■ Raw data
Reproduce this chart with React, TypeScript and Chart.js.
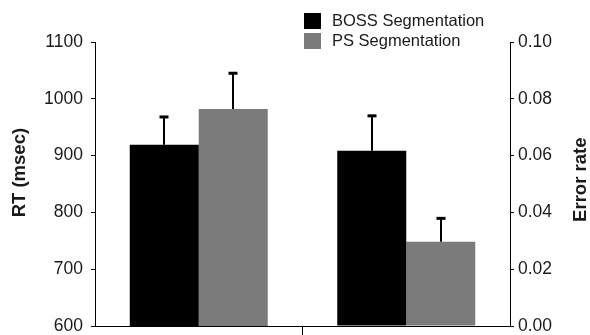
import React, { useEffect, useRef } from "react";
import { Chart, registerables } from "chart.js";

Chart.register(...registerables);

const categories = ["RT", "Error rate"];
const seriesLabels = ["BOSS Segmentation", "PS Segmentation"];
const seriesColors = ["#000000", "#7b7b7b"];
// RT (msec) means, [BOSS, PS], and their upward error bars
const rtValues = [919, 982];
const rtErrors = [49, 63];
// Error rate means, [BOSS, PS], and their upward error bars
const errValues = [0.0617, 0.0297];
const errErrors = [0.0123, 0.0082];
// Axis tick labels and titles
const rtTicks = [600, 700, 800, 900, 1000, 1100];
const errTicks = [0, 0.02, 0.04, 0.06, 0.08, 0.1];
const rtTitle = "RT (msec)";
const errTitle = "Error rate";

const FONT = "'Liberation Sans', Arial, Helvetica, sans-serif";
const TEXT = "#1a1a1a";

const errorBarPlugin = {
  id: "errorBars",
  afterDatasetsDraw(chart: any) {
    const ctx = chart.ctx;
    chart.data.datasets.forEach((ds: any, i: number) => {
      const meta = chart.getDatasetMeta(i);
      const scale = chart.scales[ds.yAxisID];
      meta.data.forEach((bar: any, j: number) => {
        const v = ds.data[j];
        if (v === null || v === undefined) return;
        const e = ds.errors[j];
        const yTop = scale.getPixelForValue(v + e);
        const x = Math.round(bar.x);
        ctx.save();
        ctx.strokeStyle = "#000";
        ctx.lineWidth = 2;
        ctx.beginPath();
        ctx.moveTo(x, bar.y);
        ctx.lineTo(x, yTop);
        ctx.stroke();
        ctx.lineWidth = 3;
        ctx.beginPath();
        ctx.moveTo(x - 4.5, yTop);
        ctx.lineTo(x + 4.5, yTop);
        ctx.stroke();
        ctx.restore();
      });
    });
  },
};

const decorPlugin = {
  id: "decor",
  afterDraw(chart: any) {
    const ctx = chart.ctx;
    ctx.save();
    // legend
    ctx.font = `16.5px ${FONT}`;
    ctx.textBaseline = "middle";
    ctx.textAlign = "left";
    seriesLabels.forEach((label, i) => {
      const y = 13 + i * 20;
      ctx.fillStyle = seriesColors[i];
      ctx.fillRect(304, y, 17, 16);
      ctx.fillStyle = TEXT;
      ctx.fillText(label, 332, y + 8.5);
    });
    // axis titles, both reading bottom to top
    ctx.font = `bold 18.5px ${FONT}`;
    ctx.textAlign = "center";
    ctx.textBaseline = "middle";
    ctx.fillStyle = TEXT;
    const drawRot = (text: string, x: number, y: number) => {
      ctx.save();
      ctx.translate(x, y);
      ctx.rotate(-Math.PI / 2);
      ctx.fillText(text, 0, 0);
      ctx.restore();
    };
    const ca = chart.chartArea;
    drawRot(rtTitle, 20, ca.top + (ca.bottom - ca.top) * 0.46);
    drawRot(errTitle, 581, ca.top + (ca.bottom - ca.top) * 0.485);
    ctx.restore();
  },
};

export default function App() {
  const ref = useRef<HTMLCanvasElement | null>(null);

  useEffect(() => {
    if (!ref.current) return;
    const datasets = [
      {
        label: seriesLabels[0],
        data: [rtValues[0], null],
        errors: [rtErrors[0], 0],
        yAxisID: "y",
        backgroundColor: seriesColors[0],
      },
      {
        label: seriesLabels[1],
        data: [rtValues[1], null],
        errors: [rtErrors[1], 0],
        yAxisID: "y",
        backgroundColor: seriesColors[1],
      },
      {
        label: seriesLabels[0],
        data: [null, errValues[0]],
        errors: [0, errErrors[0]],
        yAxisID: "y1",
        backgroundColor: seriesColors[0],
      },
      {
        label: seriesLabels[1],
        data: [null, errValues[1]],
        errors: [0, errErrors[1]],
        yAxisID: "y1",
        backgroundColor: seriesColors[1],
      },
    ].map((d) => ({
      ...d,
      skipNull: true,
      borderWidth: 0,
      categoryPercentage: 0.665,
      barPercentage: 1,
    }));

    const fixY = (w: number) => (s: any) => {
      s.width = w;
      s.paddingTop = 0;
      s.paddingBottom = 0;
    };

    const chart = new Chart(ref.current, {
      type: "bar",
      data: { labels: categories, datasets: datasets as any },
      options: {
        responsive: false,
        animation: false,
        layout: { autoPadding: false, padding: { top: 42, left: 0, right: 0, bottom: 0 } },
        plugins: {
          legend: { display: false },
          tooltip: { enabled: false },
        },
        scales: {
          x: {
            type: "category",
            offset: true,
            ticks: { display: false },
            grid: {
              offset: true,
              drawOnChartArea: false,
              drawTicks: true,
              tickLength: 9,
              color: (c: any) => (c.index === 1 ? "#000" : "rgba(0,0,0,0)"),
              lineWidth: 1,
            },
            border: { display: true, color: "#000", width: 1 },
            afterFit: (s: any) => {
              s.height = 9;
              s.paddingLeft = 0;
              s.paddingRight = 0;
            },
          },
          y: {
            type: "linear",
            position: "left",
            min: 600,
            max: 1100,
            afterBuildTicks: (s: any) => {
              s.ticks = rtTicks.map((v) => ({ value: v }));
            },
            ticks: {
              color: TEXT,
              font: { family: FONT, size: 17.5 },
              padding: 8,
              callback: (v: any) => String(v),
            },
            grid: {
              drawOnChartArea: false,
              drawTicks: true,
              tickLength: 4,
              color: "#000",
            },
            border: { display: true, color: "#000", width: 1 },
            afterFit: fixY(95),
          },
          y1: {
            type: "linear",
            position: "right",
            min: 0,
            max: 0.1,
            afterBuildTicks: (s: any) => {
              s.ticks = errTicks.map((v) => ({ value: v }));
            },
            ticks: {
              color: TEXT,
              font: { family: FONT, size: 17.5 },
              padding: 4,
              callback: (v: any) => Number(v).toFixed(2),
            },
            grid: {
              drawOnChartArea: false,
              drawTicks: true,
              tickLength: 4,
              color: "#000",
            },
            border: { display: true, color: "#000", width: 1 },
            afterFit: fixY(80),
          },
        },
      } as any,
      plugins: [errorBarPlugin, decorPlugin],
    });
    return () => chart.destroy();
  }, []);

  return (
    <canvas
      ref={ref}
      width={590}
      height={335}
      style={{ position: "absolute", left: 0, top: 0, display: "block", width: 590, height: 335 }}
    />
  );
}
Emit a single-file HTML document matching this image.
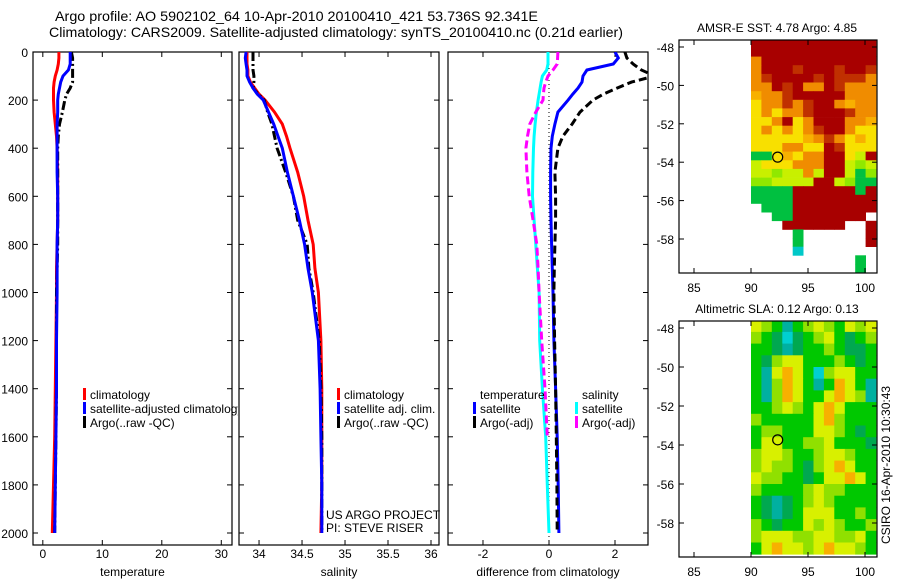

■ Problem details
Write out again exactly the lines from the start of the data above through the line containing "Chart.register(...registerables);", inclusive, excluding any pictures.

■ Complete output
Reproduce this chart with React, TypeScript and Chart.js.
import React, { useEffect, useRef } from "react";
import { Chart, registerables } from "chart.js";

Chart.register(...registerables);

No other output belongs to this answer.